# Exercise aim
Please transcribe the data below exactly. Leave the pictures out.

# Given information

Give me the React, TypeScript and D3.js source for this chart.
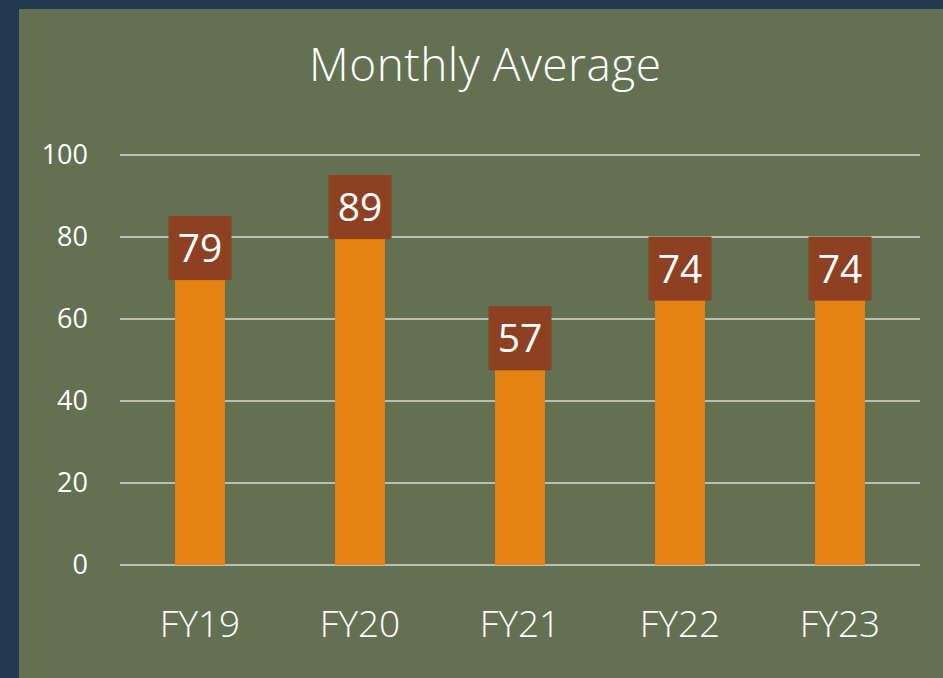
import React, { useEffect, useRef } from 'react';
import * as d3 from 'd3';

const categories = ['FY19', 'FY20', 'FY21', 'FY22', 'FY23'];
const values = [79, 89, 57, 74, 74];
const yTicks = [0, 20, 40, 60, 80, 100];

const FONT = "'Open Sans', 'Segoe UI', sans-serif";

export default function App() {
  const ref = useRef<SVGSVGElement>(null);

  useEffect(() => {
    const svg = d3.select(ref.current);
    svg.selectAll('*').remove();

    // outer frame and panel
    svg.append('rect').attr('width', 943).attr('height', 678).attr('fill', '#213A50');
    svg.append('rect').attr('x', 19).attr('y', 9).attr('width', 924).attr('height', 669).attr('fill', '#637152');

    const x = d3.scaleBand().domain(categories).range([120, 920]).paddingInner(0.6875).paddingOuter(0.34375);
    const y = d3.scaleLinear().domain([0, 100]).range([565, 155]);

    // title
    svg.append('text')
      .attr('x', 485).attr('y', 81)
      .attr('text-anchor', 'middle')
      .attr('fill', '#fff')
      .attr('font-family', FONT)
      .attr('font-weight', 300)
      .attr('font-size', 46)
      .attr('textLength', 352)
      .text('Monthly Average');

    // gridlines
    svg.append('g').selectAll('line').data(yTicks).join('line')
      .attr('x1', 120).attr('x2', 920)
      .attr('y1', d => y(d)).attr('y2', d => y(d))
      .attr('stroke', '#D9D9D9').attr('stroke-width', 1.5);

    // y labels
    svg.append('g').selectAll('text').data(yTicks).join('text')
      .attr('x', 88).attr('y', d => y(d) + 9)
      .attr('text-anchor', 'end')
      .attr('fill', '#fff')
      .attr('font-family', FONT)
      .attr('font-size', 27)
      .text(d => d);

    // bars
    svg.append('g').selectAll('rect').data(values).join('rect')
      .attr('x', (d, i) => x(categories[i])!)
      .attr('width', x.bandwidth())
      .attr('y', d => y(d))
      .attr('height', d => y(0) - y(d))
      .attr('fill', '#E48312');

    // data labels
    const lab = svg.append('g').selectAll('g').data(values).join('g')
      .attr('transform', (d, i) => `translate(${x(categories[i])! + x.bandwidth() / 2},${y(d) + 7})`);
    lab.append('rect')
      .attr('x', -31.5).attr('y', -32).attr('width', 63).attr('height', 64)
      .attr('fill', '#8E4122');
    lab.append('text')
      .attr('text-anchor', 'middle')
      .attr('y', 14)
      .attr('fill', '#fff')
      .attr('font-family', FONT)
      .attr('font-size', 39)
      .text(d => d);

    // x labels
    svg.append('g').selectAll('text').data(categories).join('text')
      .attr('x', d => x(d)! + x.bandwidth() / 2)
      .attr('y', 637)
      .attr('text-anchor', 'middle')
      .attr('fill', '#fff')
      .attr('font-family', FONT)
      .attr('font-weight', 300)
      .attr('font-size', 37)
      .text(d => d);
  }, []);

  return (
    <svg ref={ref} width={943} height={678} style={{ position: 'absolute', left: 0, top: 0 }} />
  );
}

# Response to this exercise
Give me the React, TypeScript and D3.js source for this chart.
import React, { useEffect, useRef } from 'react';
import * as d3 from 'd3';

const categories = ['FY19', 'FY20', 'FY21', 'FY22', 'FY23'];
const values = [79, 89, 57, 74, 74];
const yTicks = [0, 20, 40, 60, 80, 100];

const FONT = "'Open Sans', 'Segoe UI', sans-serif";

export default function App() {
  const ref = useRef<SVGSVGElement>(null);

  useEffect(() => {
    const svg = d3.select(ref.current);
    svg.selectAll('*').remove();

    // outer frame and panel
    svg.append('rect').attr('width', 943).attr('height', 678).attr('fill', '#213A50');
    svg.append('rect').attr('x', 19).attr('y', 9).attr('width', 924).attr('height', 669).attr('fill', '#637152');

    const x = d3.scaleBand().domain(categories).range([120, 920]).paddingInner(0.6875).paddingOuter(0.34375);
    const y = d3.scaleLinear().domain([0, 100]).range([565, 155]);

    // title
    svg.append('text')
      .attr('x', 485).attr('y', 81)
      .attr('text-anchor', 'middle')
      .attr('fill', '#fff')
      .attr('font-family', FONT)
      .attr('font-weight', 300)
      .attr('font-size', 46)
      .attr('textLength', 352)
      .text('Monthly Average');

    // gridlines
    svg.append('g').selectAll('line').data(yTicks).join('line')
      .attr('x1', 120).attr('x2', 920)
      .attr('y1', d => y(d)).attr('y2', d => y(d))
      .attr('stroke', '#D9D9D9').attr('stroke-width', 1.5);

    // y labels
    svg.append('g').selectAll('text').data(yTicks).join('text')
      .attr('x', 88).attr('y', d => y(d) + 9)
      .attr('text-anchor', 'end')
      .attr('fill', '#fff')
      .attr('font-family', FONT)
      .attr('font-size', 27)
      .text(d => d);

    // bars
    svg.append('g').selectAll('rect').data(values).join('rect')
      .attr('x', (d, i) => x(categories[i])!)
      .attr('width', x.bandwidth())
      .attr('y', d => y(d))
      .attr('height', d => y(0) - y(d))
      .attr('fill', '#E48312');

    // data labels
    const lab = svg.append('g').selectAll('g').data(values).join('g')
      .attr('transform', (d, i) => `translate(${x(categories[i])! + x.bandwidth() / 2},${y(d) + 7})`);
    lab.append('rect')
      .attr('x', -31.5).attr('y', -32).attr('width', 63).attr('height', 64)
      .attr('fill', '#8E4122');
    lab.append('text')
      .attr('text-anchor', 'middle')
      .attr('y', 14)
      .attr('fill', '#fff')
      .attr('font-family', FONT)
      .attr('font-size', 39)
      .text(d => d);

    // x labels
    svg.append('g').selectAll('text').data(categories).join('text')
      .attr('x', d => x(d)! + x.bandwidth() / 2)
      .attr('y', 637)
      .attr('text-anchor', 'middle')
      .attr('fill', '#fff')
      .attr('font-family', FONT)
      .attr('font-weight', 300)
      .attr('font-size', 37)
      .text(d => d);
  }, []);

  return (
    <svg ref={ref} width={943} height={678} style={{ position: 'absolute', left: 0, top: 0 }} />
  );
}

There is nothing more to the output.